11 A number of other matters were put forward on the question of exercise of discretion in favour of the applicants. These included the following:


      (a) That the examination will give an unfair forensic advantage to Etrend and the deed administrators.

      (b) That the litigation is largely in the interests of a particular director, the largest creditor.

      (c) That the examinees are employees of the Woolworths interests, not directors or officers of Etrend.

      (d) That the deed administrators are not officers of the Court.

      Other matters are set out in the applicants’ written submissions, which I will leave with the papers. None separately nor all together would I consider justify an order setting aside the summonses and orders. It is not put that a claim against the Woolworths interests has no possible substance. If that were put and seen to have some foundation then there might be some force in paragraph 33 of the applicants’ written submissions, which I set out:
          33. If the present examinations are permissible, this Court will have authorised a new development in Litigation associated with potentially insolvent corporations. Any company of borderline solvency which wishes to explore the viability of possible litigation need only enter a deed of company arrangement to obtain access to all the coercive powers available under section 596B. The startling effect of the examination orders is that under administration Etrend is in a much better position to sue Woolworths than it was before the administration began. The Administrators have all the advantages of section 596B and none of the disadvantages normally associated with a liquidation.

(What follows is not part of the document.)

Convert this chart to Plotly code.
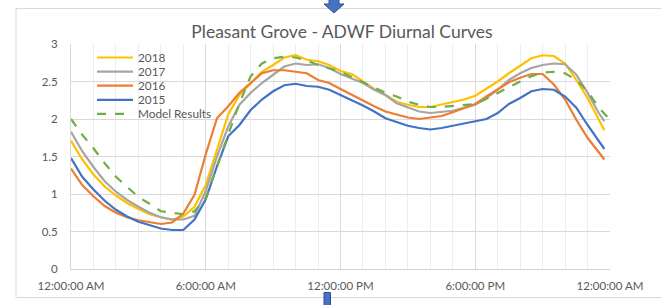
import plotly.graph_objects as go

# ---------------- data ----------------
HOURS = [0, 0.5, 1, 1.5, 2, 2.5, 3, 3.5, 4, 4.5, 5, 5.5, 6, 6.5, 7, 7.5, 8, 8.5, 9, 9.5,
         10, 10.5, 11, 11.5, 12, 12.5, 13, 13.5, 14, 14.5, 15, 15.5, 16, 16.5, 17, 17.5,
         18, 18.5, 19, 19.5, 20, 20.5, 21, 21.5, 22, 22.5, 23, 23.5, 23.75]
MODEL_HOURS = [0, 0.5, 1, 1.5, 2, 2.5, 3, 3.5, 4, 4.5, 5, 5.5, 6, 6.5, 7, 7.5, 8, 8.5, 9, 9.5,
               10, 10.5, 11, 11.5, 12, 12.5, 13, 13.5, 14, 14.5, 15, 15.5, 16, 16.5, 17, 17.5,
               18, 18.5, 19, 19.5, 20, 20.5, 21, 21.5, 22, 22.5, 23, 23.5, 24]

Y2018 = [1.71, 1.46, 1.26, 1.10, 0.98, 0.88, 0.80, 0.73, 0.69, 0.66, 0.70, 0.83, 1.12, 1.59,
         2.06, 2.32, 2.48, 2.63, 2.72, 2.82, 2.85, 2.79, 2.77, 2.72, 2.64, 2.60, 2.50, 2.40,
         2.32, 2.23, 2.19, 2.16, 2.16, 2.19, 2.23, 2.26, 2.31, 2.40, 2.50, 2.61, 2.71, 2.81,
         2.85, 2.84, 2.74, 2.52, 2.28, 2.00, 1.85]
Y2017 = [1.83, 1.57, 1.36, 1.17, 1.03, 0.92, 0.83, 0.75, 0.69, 0.66, 0.66, 0.71, 1.04, 1.50,
         1.90, 2.19, 2.35, 2.48, 2.59, 2.70, 2.74, 2.72, 2.73, 2.68, 2.60, 2.54, 2.48, 2.39,
         2.32, 2.21, 2.15, 2.10, 2.08, 2.09, 2.11, 2.15, 2.19, 2.28, 2.39, 2.52, 2.61, 2.68,
         2.72, 2.74, 2.73, 2.59, 2.35, 2.08, 1.97]
Y2016 = [1.34, 1.12, 0.97, 0.84, 0.75, 0.69, 0.65, 0.62, 0.60, 0.62, 0.74, 0.99, 1.53, 2.01,
         2.17, 2.35, 2.48, 2.61, 2.65, 2.65, 2.63, 2.61, 2.52, 2.48, 2.40, 2.32, 2.24, 2.17,
         2.10, 2.06, 2.02, 2.00, 2.02, 2.04, 2.09, 2.15, 2.20, 2.30, 2.39, 2.49, 2.55, 2.60,
         2.60, 2.46, 2.26, 1.99, 1.75, 1.55, 1.46]
Y2015 = [1.48, 1.23, 1.06, 0.91, 0.79, 0.70, 0.63, 0.58, 0.54, 0.52, 0.52, 0.66, 0.93, 1.37,
         1.77, 1.92, 2.12, 2.26, 2.37, 2.45, 2.47, 2.44, 2.43, 2.39, 2.32, 2.26, 2.18, 2.10,
         2.01, 1.96, 1.91, 1.88, 1.86, 1.88, 1.91, 1.95, 1.97, 2.00, 2.08, 2.20, 2.28, 2.37,
         2.40, 2.39, 2.30, 2.15, 1.92, 1.70, 1.60]
MODEL = [2.00, 1.79, 1.61, 1.41, 1.23, 1.09, 0.96, 0.87, 0.77, 0.75, 0.73, 0.77, 0.95, 1.37,
         1.79, 2.21, 2.57, 2.74, 2.81, 2.83, 2.82, 2.78, 2.72, 2.68, 2.63, 2.56, 2.49, 2.43,
         2.35, 2.30, 2.23, 2.19, 2.16, 2.16, 2.17, 2.18, 2.20, 2.27, 2.35, 2.43, 2.50, 2.57,
         2.62, 2.63, 2.61, 2.52, 2.37, 2.15, 1.99]

SERIES_NAMES = ["2018", "2017", "2016", "2015", "Model Results"]
SERIES_COLORS = ["#FFC000", "#A5A5A5", "#ED7D31", "#4472C4", "#70AD47"]
SERIES_DASH = ["solid", "solid", "solid", "solid", "dash"]

X_TICKS = [0, 6, 12, 18, 24]
X_TICK_LABELS = ["12:00:00 AM", "6:00:00 AM", "12:00:00 PM", "6:00:00 PM", "12:00:00 AM"]
Y_TICKS = [0, 0.5, 1, 1.5, 2, 2.5, 3]
Y_TICK_LABELS = ["0", "0.5", "1", "1.5", "2", "2.5", "3"]

TITLE = "Pleasant Grove - ADWF Diurnal Curves"

# ---------------- figure ----------------
W, H = 661, 305
L, R, T, B = 71, 51, 44, 36
PW, PH = W - L - R, H - T - B

def px(xp):
    return (xp - L) / PW

def py(yp):
    return (H - B - yp) / PH

FONT = "Lato, 'Open Sans', sans-serif"
TXT = "#595959"

fig = go.Figure()
xs = [HOURS, HOURS, HOURS, HOURS, MODEL_HOURS]
ys = [Y2018, Y2017, Y2016, Y2015, MODEL]
for name, color, dash, x, y in zip(SERIES_NAMES, SERIES_COLORS, SERIES_DASH, xs, ys):
    fig.add_trace(go.Scatter(x=x, y=y, mode="lines", name=name, showlegend=False,
                             line=dict(color=color, width=2.2, dash=dash)))

shapes = []
annotations = []
# outer chart border
shapes.append(dict(type="rect", xref="paper", yref="paper",
                   x0=px(16), x1=px(668), y0=py(297.5), y1=py(8.5),
                   line=dict(color="#D9D9D9", width=1), fillcolor="rgba(0,0,0,0)", layer="below"))
# manual legend
for i, (name, color, dash) in enumerate(zip(SERIES_NAMES, SERIES_COLORS, SERIES_DASH)):
    yy = 57.5 + 14.1 * i
    shapes.append(dict(type="line", xref="paper", yref="paper",
                       x0=px(97), x1=px(133), y0=py(yy), y1=py(yy),
                       line=dict(color=color, width=2.2, dash=dash)))
    annotations.append(dict(xref="paper", yref="paper", x=px(136), y=py(yy),
                            xanchor="left", yanchor="middle", text=name, showarrow=False,
                            font=dict(family=FONT, size=11.8, color=TXT)))
# blue arrow at top (decoration outside chart)
shapes.append(dict(type="path", xref="paper", yref="paper",
                   path=f"M {px(329)} {py(-1)} L {px(339)} {py(-1)} L {px(339)} {py(4)} "
                        f"L {px(344)} {py(4)} L {px(334)} {py(13)} L {px(324)} {py(4)} "
                        f"L {px(329)} {py(4)} Z",
                   fillcolor="#4472C4", line=dict(color="#2F528F", width=1)))
# blue block at bottom
shapes.append(dict(type="rect", xref="paper", yref="paper",
                   x0=px(324), x1=px(330.5), y0=py(306), y1=py(292.5),
                   fillcolor="#4472C4", line=dict(color="#2F528F", width=1)))

fig.update_layout(
    width=W, height=H,
    margin=dict(l=L, r=R, t=T, b=B),
    paper_bgcolor="white", plot_bgcolor="white",
    title=dict(text=TITLE, x=(342) / W, xanchor="center", y=1 - 32 / H, yanchor="middle",
               font=dict(family=FONT, size=17.5, color=TXT)),
    shapes=shapes, annotations=annotations,
    showlegend=False,
)
fig.update_xaxes(range=[0, 24], tickvals=X_TICKS, ticktext=X_TICK_LABELS,
                 showgrid=True, gridcolor="#D9D9D9", gridwidth=1,
                 minor=dict(dtick=1, tick0=0, showgrid=True, gridcolor="#EDEDED", gridwidth=1),
                 zeroline=False, showline=True, linecolor="#D0D0D0", linewidth=1,
                 ticks="", ticklabelstandoff=6,
                 tickfont=dict(family=FONT, size=11.5, color=TXT), fixedrange=True)
fig.update_yaxes(range=[0, 3], tickvals=Y_TICKS, ticktext=Y_TICK_LABELS,
                 showgrid=True, gridcolor="#D9D9D9", gridwidth=1,
                 zeroline=False, showline=True, linecolor="#D9D9D9", linewidth=1,
                 ticks="", ticklabelstandoff=10,
                 tickfont=dict(family=FONT, size=11.5, color=TXT), fixedrange=True)

fig.write_html("out.html", config={"displayModeBar": False},
               post_script="document.body.style.margin='0';document.body.style.padding='0';")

12 The administrators’ report to the second meeting of creditors states that the company had received preliminary legal advice on the Woolworths’ claim prior to the appointment of the administrators. There is no reason to think the purpose of administration was to enable the action to be brought for the benefit of Mr Blundy, nor is there any evidence to suggest Etrend was only teetering on insolvency. The forensic advantage argument has been rejected some years ago: Hong Kong Bank of Australia Ltd v Murphy (1992) 28 NSWLR 512 at 518-520.

13 The interlocutory process filed on 23 February 2004 should be dismissed with costs. I will, if required, hear argument on the costs of the interlocutory process filed on 15 March 2004.